Esquisse pour une auto-analyse
Description
Je n’ai pas l’intention de sacrifier au genre, dont j’ai assez dit combien il était à la fois convenu et illusoire, de l’autobiographie. Je voudrais seulement essayer de rassembler et de livrer quelques éléments pour une auto-socioanalyse. Je ne cache pas mes appréhensions, qui vont bien au-delà de la crainte habituelle d’être mal compris. J’ai en effet le sentiment que, en raison notamment de l’amplitude de mon parcours dans l’espace social et de l’incompatibilité pratique des mondes sociaux qu’il relie sans les réconcilier, je ne puis pas gager – étant loin d’être sûr d’y parvenir moi-même avec les instruments de la sociologie – que le lecteur saura porter sur les expériences que je serai amené à évoquer le regard qui convient, selon moi.

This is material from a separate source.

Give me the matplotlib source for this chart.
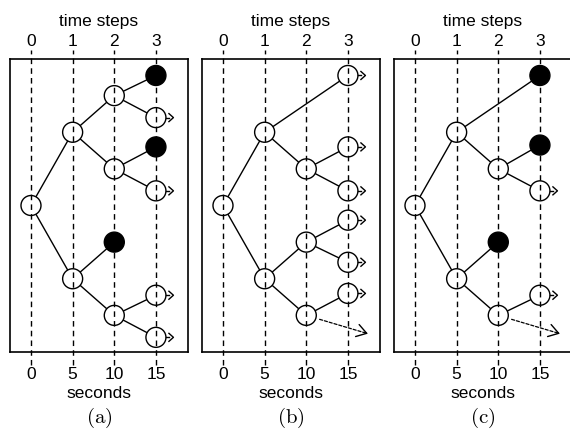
import numpy as np
import matplotlib.pyplot as plt
from matplotlib.patches import Ellipse

plt.rcParams['font.family'] = ['Liberation Sans', 'DejaVu Sans']
plt.rcParams['mathtext.fontset'] = 'cm'

# time axis
seconds = [0, 5, 10, 15]
step_labels = ['0', '1', '2', '3']
sec_per_step = 5

# tree nodes: (time step, vertical position, kind)
# kind: 'open' = white node, 'filled' = black node, 'cont' = white node that continues
nodes_a = [(0, 0.0, 'open'),
           (1, 2.0, 'open'), (1, -2.0, 'open'),
           (2, 3.0, 'open'), (2, 1.0, 'open'), (2, -1.0, 'filled'), (2, -3.0, 'open'),
           (3, 3.55, 'filled'), (3, 2.4, 'cont'), (3, 1.6, 'filled'), (3, 0.4, 'cont'),
           (3, -2.45, 'cont'), (3, -3.6, 'cont')]
edges_a = [(0, 1), (0, 2), (1, 3), (1, 4), (2, 5), (2, 6),
           (3, 7), (3, 8), (4, 9), (4, 10), (6, 11), (6, 12)]

nodes_b = [(0, 0.0, 'open'),
           (1, 2.0, 'open'), (1, -2.0, 'open'),
           (3, 3.55, 'cont'),
           (2, 1.0, 'open'), (3, 1.6, 'cont'), (3, 0.4, 'cont'),
           (2, -1.0, 'open'), (3, -0.4, 'cont'), (3, -1.55, 'cont'),
           (2, -3.0, 'open'), (3, -2.4, 'cont')]
edges_b = [(0, 1), (0, 2), (1, 3), (1, 4), (4, 5), (4, 6),
           (2, 7), (7, 8), (7, 9), (2, 10), (10, 11)]
late_b = 10   # node whose child is delayed

nodes_c = [(0, 0.0, 'open'),
           (1, 2.0, 'open'), (1, -2.0, 'open'),
           (3, 3.55, 'filled'),
           (2, 1.0, 'open'), (3, 1.65, 'filled'), (3, 0.4, 'cont'),
           (2, -1.0, 'filled'),
           (2, -3.0, 'open'), (3, -2.45, 'cont')]
edges_c = [(0, 1), (0, 2), (1, 3), (1, 4), (4, 5), (4, 6),
           (2, 7), (2, 8), (8, 9)]
late_c = 8

late_target = (17.4, -3.5)  # seconds, vertical position

panels = [('(a)', nodes_a, edges_a, None),
          ('(b)', nodes_b, edges_b, late_b),
          ('(c)', nodes_c, edges_c, late_c)]

fig = plt.figure(figsize=(5.7, 4.37), dpi=100)
lefts = [10, 202, 394]
fs = 12.5

for (label, nodes, edges, late), left in zip(panels, lefts):
    ax = fig.add_axes([left / 570, (437 - 352) / 437, 178 / 570, 293 / 437])
    ax.set_xlim(-2.52, 18.85)
    ax.set_ylim(-4.0, 4.0)
    for s in ax.spines.values():
        s.set_linewidth(1.2)

    # node radius ~10 px in data units
    ppx = 178 / (18.85 + 2.52)
    ppy = 293 / 8.0
    rx = 10 / ppx
    ry = 10 / ppy

    # vertical dashed lines through the time steps
    for s in seconds:
        ax.plot([s, s], [-4.36, 4.25], color='black', lw=1.0,
                linestyle=(0, (4, 3)), clip_on=False, zorder=3)

    xs = [n[0] * sec_per_step for n in nodes]
    ys = [n[1] for n in nodes]

    for i, j in edges:
        ax.plot([xs[i], xs[j]], [ys[i], ys[j]], color='black', lw=1.0, zorder=1)

    for x, y, (step, _, kind) in zip(xs, ys, nodes):
        if kind == 'filled':
            ax.add_patch(Ellipse((x, y), 2 * rx, 2 * ry, facecolor='black',
                                 edgecolor='black', lw=1.0, zorder=4))
        else:
            ax.add_patch(Ellipse((x, y), 2 * rx, 2 * ry, facecolor='white',
                                 edgecolor='black', lw=1.0, zorder=2))
        if kind == 'cont':
            # short dash then open chevron "->"
            ax.plot([x + 10.5 / ppx, x + 13 / ppx], [y, y], color='black', lw=1.0, zorder=2)
            ax.plot([x + 13 / ppx, x + 17.5 / ppx, x + 13 / ppx],
                    [y + 4 / ppy, y, y - 4 / ppy], color='black', lw=1.0, zorder=2)

    if late is not None:
        ax.annotate('', xy=late_target, xytext=(xs[late], ys[late]),
                    arrowprops=dict(arrowstyle='-', lw=0.9, linestyle=(0, (2.5, 1.5)),
                                    color='black', shrinkA=10, shrinkB=1),
                    zorder=1, annotation_clip=False)
        dx = late_target[0] - xs[late]
        dy = late_target[1] - ys[late]
        back = (late_target[0] - 0.05 * dx, late_target[1] - 0.05 * dy)
        ax.annotate('', xy=late_target, xytext=back,
                    arrowprops=dict(arrowstyle='->,head_length=0.7,head_width=0.45',
                                    lw=1.0, color='black', shrinkA=0, shrinkB=0,
                                    mutation_scale=10),
                    zorder=1, annotation_clip=False)

    ax.set_yticks([])
    ax.set_xticks(seconds)
    ax.set_xticklabels([str(s) for s in seconds], fontsize=fs)
    ax.tick_params(axis='x', length=0, pad=11)
    ax.set_xlabel('seconds', fontsize=fs, labelpad=3)

    top = ax.secondary_xaxis('top', functions=(lambda v: v / sec_per_step,
                                               lambda v: v * sec_per_step))
    top.set_xticks(range(len(step_labels)))
    top.set_xticklabels(step_labels, fontsize=fs)
    top.tick_params(length=0, pad=7)
    top.set_xlabel('time steps', fontsize=fs, labelpad=6)
    top.spines['top'].set_visible(False)

    ax.text(0.5, (352 - 418) / 293, r'$\mathrm{' + label + '}$', transform=ax.transAxes,
            ha='center', va='center', fontsize=15)

fig.savefig('out.png', dpi=100)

En adoptant le point de vue de l’analyste, je m’oblige (et m’autorise) à retenir tous les traits qui sont pertinents du point de vue de la sociologie, c’est-à-dire nécessaires à l’explication et à la compréhension sociologiques, et ceux-là seulement. Mais loin de chercher à produire par là, comme on pourrait le craindre, un effet de fermeture, en imposant mon interprétation, j’entends livrer cette expérience, énoncée aussi honnêtement que possible, à la confrontation critique, comme s’il s’agissait de n’importe quel autre objet.